Article 24 Female staff and workers may bring complaints and report to competent administrative departments of labor and social security, personnel and the like if the employer units, in violation of these Regulations, damage their lawful rights and interests; they may also apply to labor and social security or personnel mediation organizations for mediation according to law, or apply to labor and social security or personnel arbitration institutions for arbitration, they may bring suits to people's courts according to law if they are not satisfied with the arbitral award as provided by law otherwise.
Labor Unions may apply for arbitration and bring suits according to law if disputes are caused during the performace of special collective contract for the protection of female staff and workers and fail to be settled through consultation.
Article 25 If there are punishment provisions in laws and rules for any violation of these Regulations, such provisions for punishments shall prevail.

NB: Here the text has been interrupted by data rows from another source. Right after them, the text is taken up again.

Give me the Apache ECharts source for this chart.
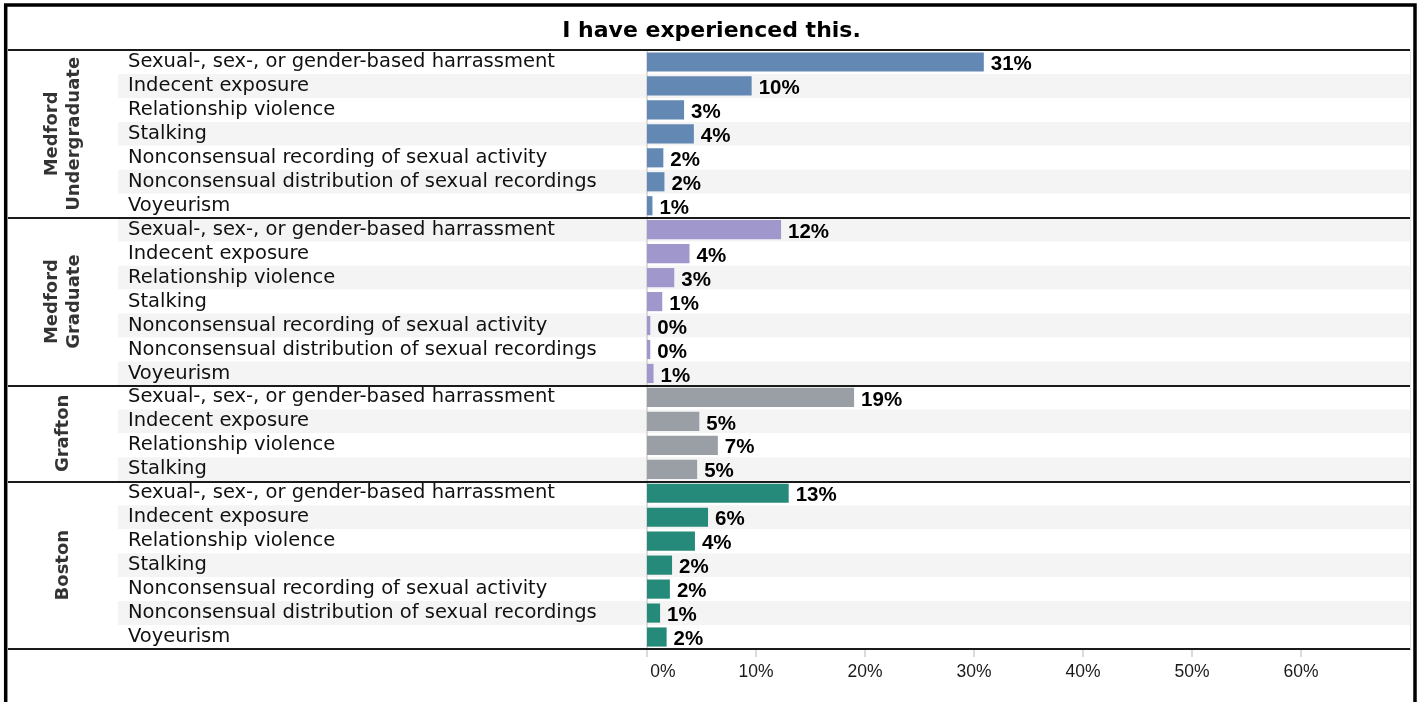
<!DOCTYPE html>
<html><head><meta charset="utf-8">
<script src="https://cdn.jsdelivr.net/npm/echarts@6/dist/echarts.min.js"></script>
<style>html,body{margin:0;padding:0;background:#fff}#chart{width:1423px;height:702px}</style>
</head><body><div id="chart"></div>
<script>
const chartTitle = 'I have experienced this.';
const groupNames = ['Medford\nUndergraduate', 'Medford\nGraduate', 'Grafton', 'Boston'];
const groupColors = ['#6388b4', '#a097cc', '#9a9ea5', '#268a7b'];

const medfordUgCategories = [
  'Sexual-, sex-, or gender-based harrassment', 'Indecent exposure', 'Relationship violence', 'Stalking',
  'Nonconsensual recording of sexual activity', 'Nonconsensual distribution of sexual recordings', 'Voyeurism'];
const medfordUgValues = [30.9, 9.6, 3.4, 4.3, 1.5, 1.6, 0.5];

const medfordGradCategories = [
  'Sexual-, sex-, or gender-based harrassment', 'Indecent exposure', 'Relationship violence', 'Stalking',
  'Nonconsensual recording of sexual activity', 'Nonconsensual distribution of sexual recordings', 'Voyeurism'];
const medfordGradValues = [12.3, 3.9, 2.5, 1.4, 0.3, 0.3, 0.6];

const graftonCategories = ['Sexual-, sex-, or gender-based harrassment', 'Indecent exposure', 'Relationship violence', 'Stalking'];
const graftonValues = [19.0, 4.8, 6.5, 4.6];

const bostonCategories = [
  'Sexual-, sex-, or gender-based harrassment', 'Indecent exposure', 'Relationship violence', 'Stalking',
  'Nonconsensual recording of sexual activity', 'Nonconsensual distribution of sexual recordings', 'Voyeurism'];
const bostonValues = [13.0, 5.6, 4.4, 2.3, 2.1, 1.2, 1.8];

const xTickValues = [0, 10, 20, 30, 40, 50, 60];
const xMax = 70;

const FONT = '"DejaVu Sans", sans-serif';
const LFONT = '"Liberation Sans", Arial, sans-serif';
const groups = [
  {cats: medfordUgCategories, vals: medfordUgValues},
  {cats: medfordGradCategories, vals: medfordGradValues},
  {cats: graftonCategories, vals: graftonValues},
  {cats: bostonCategories, vals: bostonValues}
];
const rowKeys = [], rowNames = [], barData = [], groupStarts = [], groupCenters = [];
let idx = 0;
groups.forEach((g, gi) => {
  groupStarts.push(idx);
  groupCenters.push([0.5, idx + g.cats.length / 2]);
  g.cats.forEach((c, i) => {
    rowKeys.push(gi + '|' + c);
    rowNames.push(c);
    barData.push({value: g.vals[i], itemStyle: {color: groupColors[gi]}});
    idx++;
  });
});

const TOP = 50, BOTTOM = 53, RIGHT = 13;
const chart = echarts.init(document.getElementById('chart'));
chart.setOption({
  animation: false,
  backgroundColor: '#ffffff',
  title: {text: chartTitle, left: 'center', top: 15,
    textStyle: {fontFamily: FONT, fontSize: 22, fontWeight: 'bold', color: '#000'}},
  grid: [
    {left: 8, right: RIGHT, top: TOP, bottom: BOTTOM},
    {left: 118, right: RIGHT, top: TOP, bottom: BOTTOM},
    {left: 647, right: RIGHT, top: TOP, bottom: BOTTOM},
    {left: 8, width: 110, top: TOP, bottom: BOTTOM}
  ],
  xAxis: [
    {gridIndex: 0, type: 'value', show: false, min: 0, max: 1},
    {gridIndex: 1, type: 'value', show: false, min: 0, max: 1},
    {gridIndex: 2, type: 'value', min: 0, max: xMax, interval: 10,
      axisLine: {show: true, lineStyle: {color: '#222', width: 1}},
      axisTick: {show: true, length: 8, customValues: xTickValues, lineStyle: {color: '#cfcfcf', width: 1.5}},
      axisLabel: {show: true, customValues: xTickValues, margin: 14, fontFamily: LFONT, fontSize: 17.5, color: '#1a1a1a',
        formatter: v => v === 0 ? '{first|0%}' : v + '%',
        rich: {first: {fontFamily: LFONT, fontSize: 17.5, color: '#1a1a1a', padding: [0, 0, 0, 32]}}},
      splitLine: {show: false}},
    {gridIndex: 3, type: 'value', show: false, min: 0, max: 1}
  ],
  yAxis: [
    {gridIndex: 0, type: 'category', data: rowKeys, inverse: true, z: 5,
      axisLine: {show: false}, axisTick: {show: false}, axisLabel: {show: false},
      splitLine: {show: true, interval: (i) => groupStarts.includes(i), lineStyle: {color: '#1a1a1a', width: 2}}},
    {gridIndex: 1, type: 'category', data: rowKeys, inverse: true,
      axisLine: {show: false}, axisTick: {show: false},
      axisLabel: {show: true, inside: true, margin: 10, interval: 0, fontFamily: FONT, fontSize: 19.5, color: '#111',
        padding: [0, 0, 2, 0], formatter: (v, i) => rowNames[i]},
      splitLine: {show: false},
      splitArea: {show: true, interval: 0, areaStyle: {color: ['#ffffff', '#f4f4f4']}}},
    {gridIndex: 2, type: 'category', data: rowKeys, inverse: true,
      axisLine: {show: true, lineStyle: {color: '#d0d0d0', width: 1.5}}, axisTick: {show: false}, axisLabel: {show: false}},
    {gridIndex: 2, type: 'category', data: rowKeys, inverse: true, position: 'right',
      axisLine: {show: true, lineStyle: {color: '#e6e6e6', width: 1}}, axisTick: {show: false}, axisLabel: {show: false}},
    {gridIndex: 3, type: 'value', min: 0, max: rowKeys.length, inverse: true, show: false}
  ],
  series: [
    {type: 'bar', xAxisIndex: 2, yAxisIndex: 2, data: barData, barWidth: '80%',
      label: {show: true, position: 'right', distance: 7, offset: [0, 2.5], fontFamily: LFONT, fontSize: 20.5,
        fontWeight: 'bold', color: '#000', formatter: p => Math.round(p.value) + '%'}},
    {type: 'scatter', xAxisIndex: 3, yAxisIndex: 4, data: groupCenters, symbolSize: 1,
      itemStyle: {color: 'transparent'},
      label: {show: true, position: 'inside', rotate: 90, fontFamily: FONT, fontSize: 18, fontWeight: 'bold',
        lineHeight: 22, color: '#000', formatter: p => groupNames[p.dataIndex]}}
  ],
  graphic: [
    {type: 'rect', silent: true, z: 100, shape: {x: 5.7, y: 5, width: 1409.3, height: 900},
      style: {fill: 'none', stroke: '#000', lineWidth: 3.5}}
  ]
});
</script></body></html>
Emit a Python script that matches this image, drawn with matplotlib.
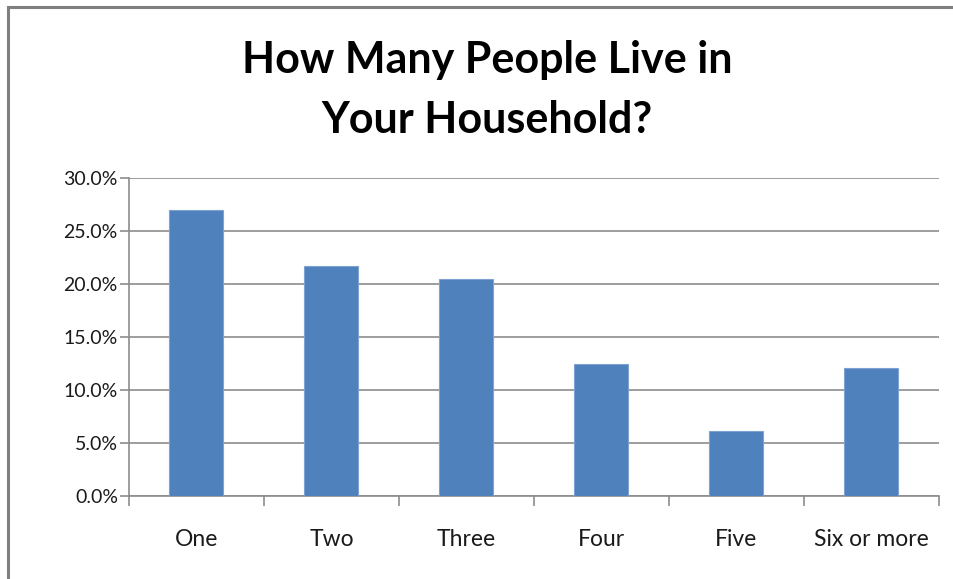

Article 26 Where employer units, in violation of these Regulations, bring damages to female staff and workers, shall bear compensation; if the circumstance is serious, the direct-in-charge person(s) and the direct responsible person(s) shall be given administrative sanctions in accordance with law; criminal liability shall be investigated as provided by law if a crime is constituted.
Article 27 Original wages mentioned in these Regulations refer to average wages of female staff and women within 12 months before they are on leave, their working posts are adjusted or their labor amounts are reduced.
Article 28 These Regulations shall come into force as of March 8, 2009. The Implementation Measures of Labor Protection for Female Staff and Workers in Hubei Province (Decree No. 26 of the people's government of the Province) promulgated on December 30, 1991 shall be abolished at the same time.